THE BLACK FAMILY WHO BUILT AMERICA

The McKissacks, Two Centuries of Daring Pioneers

by Cheryl McKissack Daniel with Nick Chiles

Pub Date: Aug. 12th, 2025
ISBN: 9781668033999
Publisher: Black Privilege Publishing/Atria

The head of an eminent Black-owned construction firm recounts her family’s long history in the building trades.

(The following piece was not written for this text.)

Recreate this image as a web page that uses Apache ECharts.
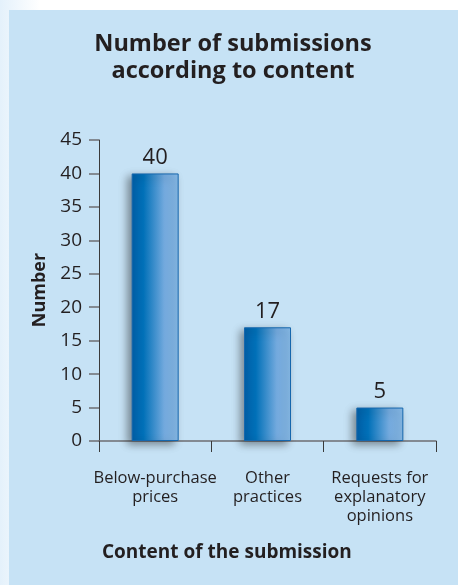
<!DOCTYPE html>
<html>
<head>
<meta charset="utf-8">
<script src="https://cdn.jsdelivr.net/npm/echarts@6/dist/echarts.min.js"></script>
<style>
  html, body { margin: 0; padding: 0; background: #ffffff; }
  #chart { width: 458px; height: 585px; }
</style>
</head>
<body>
<div id="chart"></div>
<script>
// Submissions by content
const categories = ['Below-purchase\nprices', 'Other\npractices', 'Requests for\nexplanatory\nopinions'];
const submissions = [40, 17, 5];
const yTicks = { min: 0, max: 45, interval: 5 };

const FONT = "'Open Sans', 'Noto Sans', sans-serif";
const INK = '#231f20';

const chart = echarts.init(document.getElementById('chart'), null, { renderer: 'canvas' });

const barFill = new echarts.graphic.LinearGradient(0, 0, 1, 0, [
  { offset: 0, color: '#005ea6' },
  { offset: 0.25, color: '#0070b8' },
  { offset: 0.7, color: '#74aade' },
  { offset: 1, color: '#86b9e6' }
]);

chart.setOption({
  backgroundColor: '#ffffff',
  animation: false,
  textStyle: { fontFamily: FONT, color: INK },
  graphic: [
    {
      type: 'rect', z: -10, silent: true,
      shape: { x: 0, y: 0, width: 40, height: 585 },
      style: {
        fill: new echarts.graphic.LinearGradient(0, 0, 1, 0, [
          { offset: 0, color: '#e4f1fb' },
          { offset: 1, color: '#ffffff' }
        ])
      }
    },
    {
      type: 'rect', z: -5, silent: true,
      shape: { x: 9, y: 10, width: 449, height: 575 },
      style: { fill: '#c6e2f5' }
    },
    {
      type: 'text', silent: true,
      style: {
        x: 233, y: 58, text: 'Number of submissions\naccording to content',
        align: 'center', verticalAlign: 'middle',
        font: "bold 23.5px 'Open Sans', 'Noto Sans', sans-serif",
        lineHeight: 27, fill: INK
      }
    },
    {
      type: 'text', silent: true,
      style: {
        x: 102, y: 553, text: 'Content of the submission',
        align: 'left', verticalAlign: 'middle',
        font: "bold 19px 'Open Sans', 'Noto Sans', sans-serif",
        fill: INK
      }
    },
    {
      type: 'text', silent: true, rotation: Math.PI / 2,
      x: 40, y: 290,
      style: {
        x: 0, y: 0, text: 'Number',
        align: 'center', verticalAlign: 'middle',
        font: "bold 18px 'Open Sans', 'Noto Sans', sans-serif",
        fill: INK
      }
    }
  ],
  grid: { left: 99, right: 22, top: 140, bottom: 144, containLabel: false },
  xAxis: {
    type: 'category',
    data: categories,
    boundaryGap: true,
    axisLine: { show: true, lineStyle: { color: '#6d6e71', width: 1.5 } },
    axisTick: { show: true, inside: false, length: 11, alignWithLabel: false, lineStyle: { color: '#3a3a3a', width: 1 } },
    axisLabel: {
      interval: 0, margin: 28,
      fontFamily: FONT, fontSize: 16.5, lineHeight: 19, color: INK, align: 'center'
    }
  },
  yAxis: {
    type: 'value',
    min: yTicks.min, max: yTicks.max, interval: yTicks.interval,
    splitLine: { show: false },
    axisLine: { show: true, lineStyle: { color: '#3a3a3a', width: 1 } },
    axisTick: { show: true, inside: false, length: 10, lineStyle: { color: '#6d6e71', width: 1.5 } },
    axisLabel: { margin: 17, fontFamily: FONT, fontSize: 19, color: INK }
  },
  series: [{
    type: 'bar',
    data: submissions,
    barWidth: 47,
    itemStyle: {
      color: barFill,
      borderColor: '#1667ad',
      borderWidth: 1,
      shadowColor: 'rgba(0, 0, 0, 0.4)',
      shadowBlur: 8,
      shadowOffsetX: -4,
      shadowOffsetY: 3
    },
    label: {
      show: true, position: 'top', distance: 5,
      fontFamily: FONT, fontSize: 22, color: INK
    }
  }]
});
</script>
</body>
</html>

McKissack Daniel opens her memoir, which moves fluently from present to past and back again, with a distant ancestor who, at the age of 11, crossed the Middle Passage and, enslaved, was named Moses. William McKissack, the owner, “trained his slaves to be expert artisans in areas like carpentry and bricklaying,” and they were so much in demand for their skills that, with Moses now a foreman, they traveled with some degree of freedom throughout the South. The following generation of McKissacks relocated to Nashville, with Moses II building the Maxwell House Hotel and, after emancipation, becoming a construction entrepreneur in a time and place where the KKK was vigorous in attacking Blacks who “showed too much independence.” Fast forward to 2002: The author is the head of a firm that, although successful for generations, had to reckon with institutional and societal racism at every level—for example, during the Jim Crow era, when Blacks were barred from building for white customers and were forced to “carefully calibrate their demeanor…to ensure that they projected the proper deference.” By the author’s account, plenty of hurdles still remain. For instance, her firm was “grandfathered” past a New York state requirement that architecture businesses be owned 100% by licensed architects (as hers had long been) but then had its license revoked after white firms objected, angered by another requirement that they give 10% of their contracts to minority- and women-owned businesses. “In America,” she writes, “so-called ‘progress’ often drops you off right where you started.” Undeterred, she writes of pressing on all the same, taking part in a massive Brooklyn rebuilding project, branching into international markets, and bidding on new contracts that promise to keep the company busy for years to come.

A well-crafted story of intergenerational striving on the path “from cruelty to commerce.”